The dominant religion is Christian, mostly of the Protestant kind. For several years, in the Low Country, I attended a mission church (about 50 families) - Catholics were that rare in the county seat I lived in. Although fewer of the young are church members (almost 1/3 of those brought up in the New Southern cities are nearly completely ignorant of ANY religion).

The standard Christian theology of the South is Old School, and solidly against abortion. Which puts them in sharp conflict with Those New Southerners Who Scoff at Our Backward Ways. Like our contentious regional ancestors, we may be destined to lose in a Glorious Cause, but that won't stop us from throwing ourselves into the fight with all we've got.
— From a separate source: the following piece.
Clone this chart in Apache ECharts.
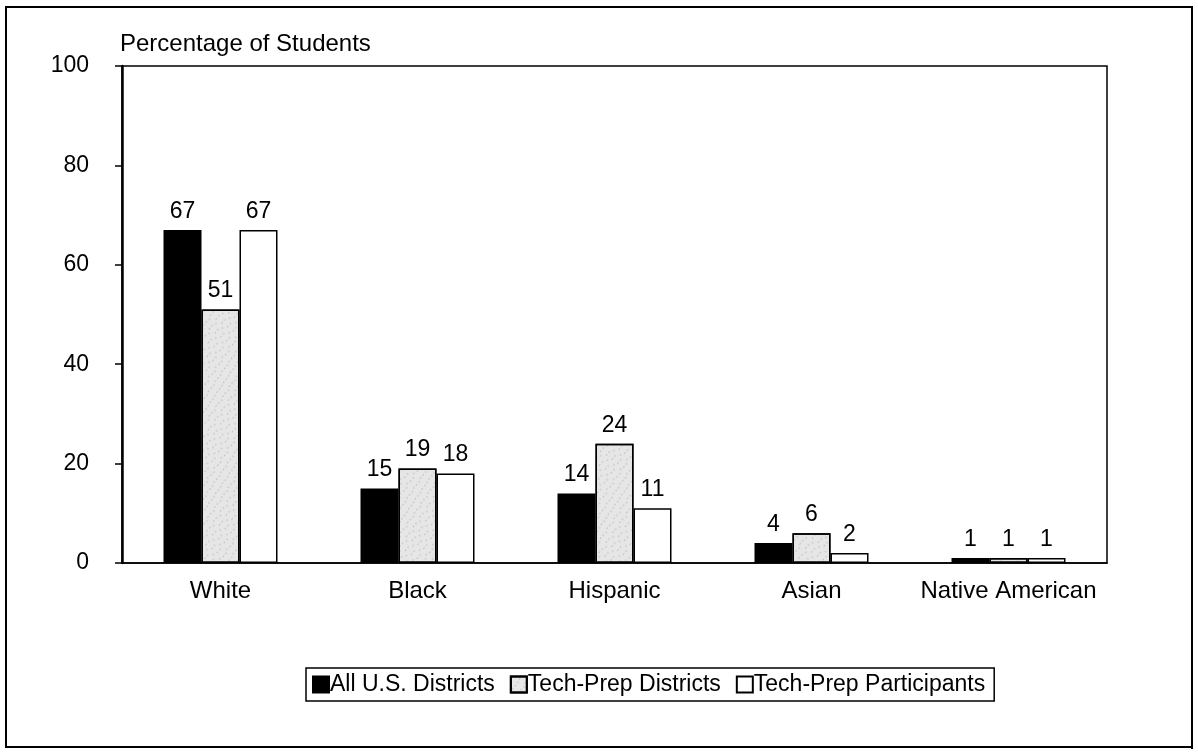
<!DOCTYPE html>
<html>
<head>
<meta charset="utf-8">
<script src="https://cdn.jsdelivr.net/npm/echarts@6/dist/echarts.min.js"></script>
<style>
html, body { margin: 0; padding: 0; background: #fff; }
#chart { width: 1198px; height: 753px; }
</style>
</head>
<body>
<div id="chart"></div>
<script>
var categories = ['White', 'Black', 'Hispanic', 'Asian', 'Native American'];
var allDistricts = [67, 15, 14, 4, 1];
var techPrepDistricts = [51, 19, 24, 6, 1];
var techPrepParticipants = [67, 18, 11, 2, 1];
var yTicks = [0, 20, 40, 60, 80, 100];

var FONT = 'Liberation Sans, Arial, sans-serif';
var FS = 23;

var myChart = echarts.init(document.getElementById('chart'));

var labelStyle = {
	show: true,
	position: 'top',
	distance: 7,
	color: '#000',
	fontSize: FS,
	fontFamily: FONT
};

var option = {
	animation: false,
	backgroundColor: '#fff',
	grid: { left: 122, right: 91, top: 66, bottom: 190, show: true, borderColor: '#000', borderWidth: 1.5 },
	graphic: [
		{ type: 'rect', shape: { x: 6, y: 7, width: 1186, height: 740 }, style: { fill: 'none', stroke: '#000', lineWidth: 2 }, silent: true },
		{ type: 'rect', shape: { x: 1191, y: 10, width: 2, height: 739 }, style: { fill: '#000' }, silent: true },
		{ type: 'rect', shape: { x: 9, y: 746, width: 1184, height: 2 }, style: { fill: '#000' }, silent: true },
		{ type: 'text', left: 120, top: 32, style: { text: 'Percentage of Students', fill: '#000', fontSize: 24, fontFamily: FONT } }
	],
	legend: {
		left: 306,
		top: 668,
		width: 760,
		icon: 'rect',
		itemWidth: 16,
		itemHeight: 16,
		itemGap: 15,
		padding: [5, 9, 5, 6],
		borderColor: '#000',
		borderWidth: 1.5,
		textStyle: { color: '#000', fontSize: FS, fontFamily: FONT, padding: [0, 0, 0, -4] },
		data: ['All U.S. Districts', 'Tech-Prep Districts', 'Tech-Prep Participants']
	},
	xAxis: {
		type: 'category',
		data: categories,
		axisLine: { lineStyle: { color: '#000', width: 1.5 } },
		axisTick: { show: false },
		axisLabel: { color: '#000', fontSize: 24, fontFamily: FONT, margin: 16, interval: 0 }
	},
	yAxis: {
		type: 'value',
		min: yTicks[0],
		max: yTicks[yTicks.length - 1],
		interval: 20,
		splitLine: { show: false },
		axisLine: { show: true, lineStyle: { color: '#000', width: 2.5 } },
		axisTick: { show: true, length: 7, lineStyle: { color: '#000', width: 1.5 } },
		axisLabel: { color: '#000', fontSize: FS, fontFamily: FONT, margin: 33 }
	},
	series: [
		{
			name: 'All U.S. Districts',
			type: 'bar',
			data: allDistricts,
			barWidth: 38,
			barGap: '0%',
			itemStyle: { color: '#000', borderColor: '#000', borderWidth: 1.5 },
			label: labelStyle
		},
		{
			name: 'Tech-Prep Districts',
			type: 'bar',
			data: techPrepDistricts,
			barWidth: 38,
			itemStyle: {
				color: '#e6e6e6',
				borderColor: '#000',
				borderWidth: 1.5,
				decal: {
					symbol: 'circle',
					symbolSize: 0.4,
					color: '#444',
					dashArrayX: [[3, 4], [2, 6], [4, 3]],
					dashArrayY: [2, 2],
					rotation: 0.6
				}
			},
			label: labelStyle
		},
		{
			name: 'Tech-Prep Participants',
			type: 'bar',
			data: techPrepParticipants,
			barWidth: 38,
			itemStyle: { color: '#fff', borderColor: '#000', borderWidth: 1.5 },
			label: labelStyle
		}
	]
};
myChart.setOption(option);
</script>
</body>
</html>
The Left has sharply over-reached with their insistence on legalizing abortion until birth (or, even a smidge later). They are making it impossible to stay on the fence about this issue. And, unlike the earlier fight to loosen abortion restrictions, this time the culture is tipping against the Pro-Aborts. Those who've come to regret an abortion choice have access to healing ministries - most notably, Project Rachel, which helps women wrestling with pain after their abortion to find healing. Contrary to the image of the Catholic Church as judgmental and hostile to those who've had an abortion, this ministry is strongly supported.

Younger women are LESS likely to support abortion than their mothers. According to a CBS poll, 72% of women from 18 to 35 are supportive of at least some abortion restrictions.
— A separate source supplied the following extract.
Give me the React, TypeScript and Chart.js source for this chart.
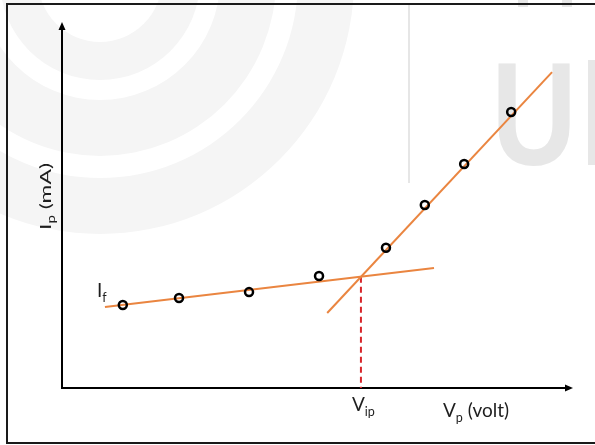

Don't count us out in GA or AL. We may lose, but the other side will know they've been in a hellava fight. And, the fact is, even if we lose, we may win - in the hearts and minds of people.


Francis W. Porretto said...

-- (almost 1/3 of those brought up in the New Southern cities are nearly completely ignorant of ANY religion) --

There is a strong correlation between urbanization and a decline of interest in religion. It's worth further investigation.

Glenda T Goode said...

While religious belief is manifest in southern society I believe the notion of 'respect' is the fundamental core of the southern ethos.

My mom was a Virginian who was transplanted to northern NY and yet, she always kept her genteel ways. I had the fortune as a young adult to travel with her to her home town in VA and visit the extended family that still resided in the area. I was struck at how open and friendly they were. I had a chance to travel about the state while I was there and found that this was not unique to any specific area.

I grew up in red state New York and it is a far cry from the community that exists south of the Mason Dixon line. While we have a sense of respect and community here, it could learn a lot from the traditions of the south.

I am glad you found a home in South Carolina and that you have seen and embraced the values that make life in the south such that it is. The religious beliefs of the south strengthen the society.

The migration of refugees from northern blue controlled states is a reflection upon the lack of respect and civility here in the north. The move from a home and heritage in the north and relocating in the south is not an easy thing to do. To leave family and heritage behind and relocate can be a daunting and difficult thing. Assimilation into a new community and the different values challenges those differences that the re-locatee has with the new prevailing norms. Time will even out the differences. Respect will allow things to pass peacefully and that despite any disagreements people will live peacefully together.